Plotting code records:
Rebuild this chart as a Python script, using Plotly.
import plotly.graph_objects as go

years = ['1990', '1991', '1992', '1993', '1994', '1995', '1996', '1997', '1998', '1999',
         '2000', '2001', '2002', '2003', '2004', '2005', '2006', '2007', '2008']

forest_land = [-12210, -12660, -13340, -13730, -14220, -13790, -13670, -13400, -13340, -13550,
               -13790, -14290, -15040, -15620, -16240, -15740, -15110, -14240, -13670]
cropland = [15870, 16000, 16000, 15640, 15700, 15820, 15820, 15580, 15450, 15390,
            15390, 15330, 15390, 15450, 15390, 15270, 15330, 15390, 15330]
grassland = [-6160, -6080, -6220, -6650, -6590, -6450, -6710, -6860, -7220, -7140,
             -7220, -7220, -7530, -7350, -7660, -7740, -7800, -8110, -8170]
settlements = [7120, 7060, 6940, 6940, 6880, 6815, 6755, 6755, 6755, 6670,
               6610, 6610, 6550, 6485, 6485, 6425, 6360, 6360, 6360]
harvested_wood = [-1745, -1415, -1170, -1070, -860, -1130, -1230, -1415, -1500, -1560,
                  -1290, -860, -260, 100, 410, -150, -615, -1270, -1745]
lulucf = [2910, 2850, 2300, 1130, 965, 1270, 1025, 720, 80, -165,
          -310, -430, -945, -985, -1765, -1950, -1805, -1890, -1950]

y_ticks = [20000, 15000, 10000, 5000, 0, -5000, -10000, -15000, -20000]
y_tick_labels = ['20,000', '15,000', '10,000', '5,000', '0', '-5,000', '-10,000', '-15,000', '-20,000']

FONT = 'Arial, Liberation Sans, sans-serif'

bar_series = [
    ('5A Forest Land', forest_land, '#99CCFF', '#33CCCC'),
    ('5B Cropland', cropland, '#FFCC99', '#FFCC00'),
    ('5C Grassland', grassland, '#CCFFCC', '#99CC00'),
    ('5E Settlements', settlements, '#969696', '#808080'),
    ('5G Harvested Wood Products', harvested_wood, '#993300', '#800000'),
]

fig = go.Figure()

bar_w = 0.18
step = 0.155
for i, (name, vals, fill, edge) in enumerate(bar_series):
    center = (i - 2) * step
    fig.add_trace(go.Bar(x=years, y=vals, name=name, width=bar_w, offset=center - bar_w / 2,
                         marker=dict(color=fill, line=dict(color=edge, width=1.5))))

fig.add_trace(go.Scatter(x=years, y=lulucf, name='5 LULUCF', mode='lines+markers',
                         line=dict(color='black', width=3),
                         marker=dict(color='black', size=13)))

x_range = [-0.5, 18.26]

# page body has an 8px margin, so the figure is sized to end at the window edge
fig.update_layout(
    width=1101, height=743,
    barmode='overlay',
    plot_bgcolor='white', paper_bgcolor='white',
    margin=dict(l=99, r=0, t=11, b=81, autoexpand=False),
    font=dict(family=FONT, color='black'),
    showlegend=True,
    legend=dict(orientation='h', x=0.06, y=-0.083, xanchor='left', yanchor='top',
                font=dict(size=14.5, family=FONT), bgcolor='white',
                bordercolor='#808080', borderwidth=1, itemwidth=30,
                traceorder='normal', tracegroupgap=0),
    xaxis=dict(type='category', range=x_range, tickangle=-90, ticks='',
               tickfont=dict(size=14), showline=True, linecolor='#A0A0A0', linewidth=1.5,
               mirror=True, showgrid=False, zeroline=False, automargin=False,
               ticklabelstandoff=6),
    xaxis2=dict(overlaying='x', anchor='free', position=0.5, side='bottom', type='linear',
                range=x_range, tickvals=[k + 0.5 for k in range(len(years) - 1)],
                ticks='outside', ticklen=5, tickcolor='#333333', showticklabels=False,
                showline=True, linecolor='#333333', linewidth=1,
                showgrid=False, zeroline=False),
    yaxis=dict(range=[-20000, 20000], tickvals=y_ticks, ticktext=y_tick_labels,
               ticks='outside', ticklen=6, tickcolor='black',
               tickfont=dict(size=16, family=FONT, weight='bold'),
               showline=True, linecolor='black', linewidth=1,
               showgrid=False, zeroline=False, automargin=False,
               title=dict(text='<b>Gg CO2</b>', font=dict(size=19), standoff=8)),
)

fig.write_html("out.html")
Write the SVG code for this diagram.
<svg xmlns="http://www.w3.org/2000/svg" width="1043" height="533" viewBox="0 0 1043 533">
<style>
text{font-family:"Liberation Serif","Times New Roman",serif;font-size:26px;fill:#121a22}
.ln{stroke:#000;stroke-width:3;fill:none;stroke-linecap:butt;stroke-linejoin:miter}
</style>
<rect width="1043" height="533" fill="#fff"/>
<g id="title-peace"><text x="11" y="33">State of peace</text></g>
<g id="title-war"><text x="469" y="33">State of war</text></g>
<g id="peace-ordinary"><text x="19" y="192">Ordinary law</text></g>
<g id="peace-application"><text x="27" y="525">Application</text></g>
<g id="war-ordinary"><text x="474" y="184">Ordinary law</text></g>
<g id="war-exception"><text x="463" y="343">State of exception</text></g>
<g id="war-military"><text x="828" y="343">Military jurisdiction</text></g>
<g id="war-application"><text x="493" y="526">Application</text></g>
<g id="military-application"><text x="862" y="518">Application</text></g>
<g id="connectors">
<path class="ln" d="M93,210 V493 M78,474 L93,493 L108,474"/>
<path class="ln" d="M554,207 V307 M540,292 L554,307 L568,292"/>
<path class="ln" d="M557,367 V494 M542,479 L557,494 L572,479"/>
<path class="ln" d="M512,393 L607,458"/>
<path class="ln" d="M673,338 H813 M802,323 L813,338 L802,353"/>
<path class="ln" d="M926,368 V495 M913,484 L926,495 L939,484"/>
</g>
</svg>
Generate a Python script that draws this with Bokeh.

- **WHAT THE TASK ASKS**
In the material above, find each line that contains the word "Python", and select it.

- **COMPLETE ANSWER**
Rebuild this chart as a Python script, using Plotly.
Generate a Python script that draws this with Bokeh.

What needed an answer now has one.